Ideally, for the YJIT team, where I would like to go with this is to work towards a generalized implementation of codegen for send. Right now, what we have is very ad-hoc and hard to read through. I think that documenting all these things could also help us think about inlining and a more efficient calling convention. Obviously, some of the YJIT details are going to be YJIT/CRuby-specific. We could have separate sections of the document for implementation-specific details, but I think that starting from a Ruby language-level description of all the possible flavors and rules around Ruby calls would be a good start.

Tagging @eregon since I feel he would have a lot to say on the subject. Also tagging @noahgibbs because of his writing experience.

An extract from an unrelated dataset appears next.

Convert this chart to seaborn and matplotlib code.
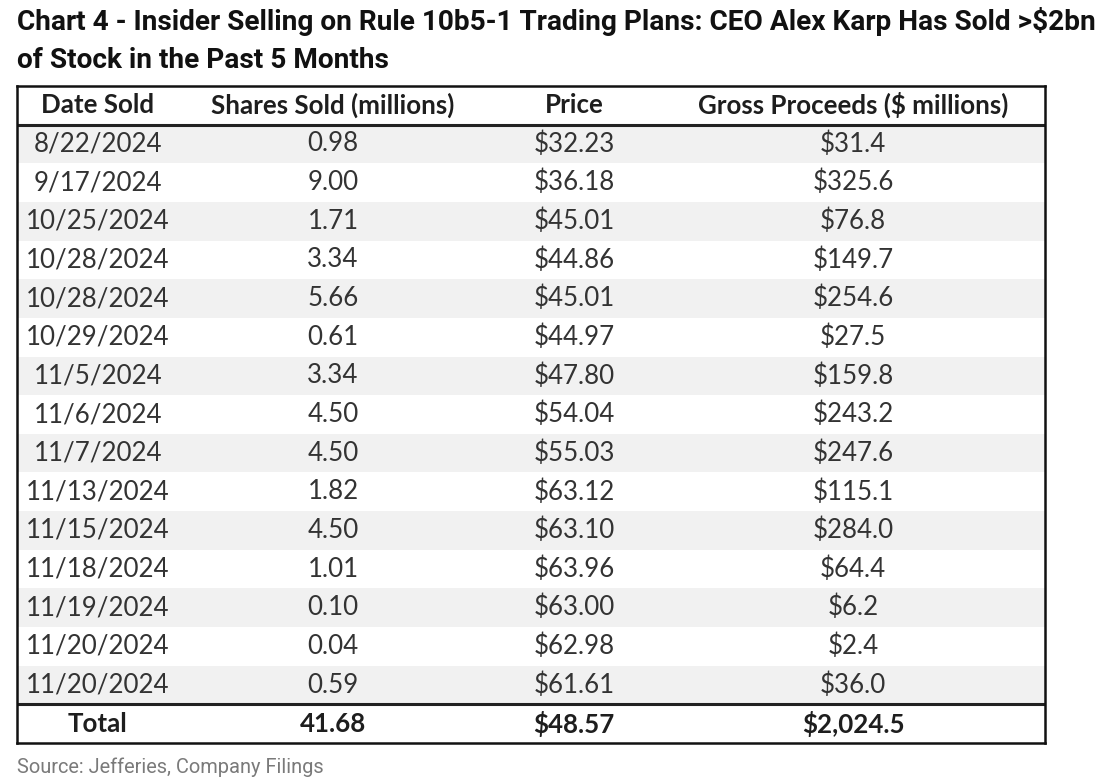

eregon commented 1 year ago

all of the kinds of objects that can be receivers of calls all the types of arguments that a Ruby call can receive

I'm not sure to follow, what do you mean by kind/type, could you give an example?

I'd say the receiver of a call can be any Ruby BasicObject, but I guess that's not what you are talking about.

Re arguments types, I think we have just 3: positional arguments (*), keyword arguments (**) and block argument (&). Is that what you mean?

k0kubun commented 1 year ago

Re arguments types, I think we have just 3: positional arguments (*), keyword arguments (**) and block argument (&)

To users, yes. But implementation-wise, it's much more complicated, right? A block's |a| and |a,| behave differently while both as are of the same type, positional arguments, for example.

eregon commented 1 year ago

Right, I call that types of parameters (following the Ruby 3 more precise naming about arguments vs parameters), combinations of them and Proc destructuring (that's a messy one).

Re types of parameters, that's def m(pre, optional = x, *rest, post, kw_required:, kw: optional, **kwrest, &block).

And TruffleRuby has different node classes to read each of them, and typically it compares things like number of given argument vs parameter index. For kwargs it's more complicated as one needs to look into the Hash (in the general case).

In terms of calling convention, TruffleRuby has a single way to pack arguments, all arguments are in a flat Object[], including 8 hidden arguments before (notably self, the block and whether kwargs are passed). Keywords arguments are currently just packed into a regular Ruby Hash (with escape analysis and Hash storage strategies that optimizes OK), and there are plans to pass them individually. So it's like:

[
  outer frame for blocks,
  caller special variables ($~ and $_),
  metadata of the method being called (e.g. for __callee__),
  DeclarationContext (where to define methods if there is a `def`),
  FrameOnStackMarker, to know if a frame is still on the stack, needed for break/return to raise an error if not on stack anymore
  self,
  block,
  Are keyword arguments passed (if so they are the last arg),
  *positional arguments,
  keyword_hash (or no element if no kwargs passed)
]

It would be great if we did not need as much as 8 hidden arguments, but it seems hard to reduce given all the information to pass through the stack needed by Ruby semantics (gotcha: it's not OK to store these things in thread local variables instead, because e.g. a block can capture a certain state, and only be caller later, and what it captured should be respected). I think CRuby might have multiple stacks instead to track things like DeclarationContext/default definee?

TruffleRuby also has special handling for methods that need the caller frame such as Kernel#binding, those methods are actually executed in the caller frame. The same technique is used for attr_reader methods so they don't have the overhead of a full Ruby method call.

IIRC CRuby has way too many calling conventions/call types?

There is also a couple different ways to call for C extensions, as it depends on the arity given to rb_define_method: https://github.com/oracle/truffleruby/blob/00c67fc9529f9dff403718f979fa7ac09433d77f/lib/truffle/truffle/cext_ruby.rb#L23-L32

Regarding Proc destructuring I don't recall the exact rules but TruffleRuby's handling of that is here: https://github.com/oracle/truffleruby/blob/00c67fc9529f9dff403718f979fa7ac09433d77f/src/main/java/org/truffleruby/parser/MethodTranslator.java#L349-L366 https://github.com/oracle/truffleruby/blob/00c67fc9529f9dff403718f979fa7ac09433d77f/src/main/java/org/truffleruby/parser/MethodTranslator.java#L198-L237

There is also the case of def m((a,b), c) where a, b are "nested parameters". IIRC that's handled by coercing the first argument to an array, save it to a temp variable, and then reading at constant indices out of it.

maximecb commented 1 year ago

Thanks Benoit, that is very helpful.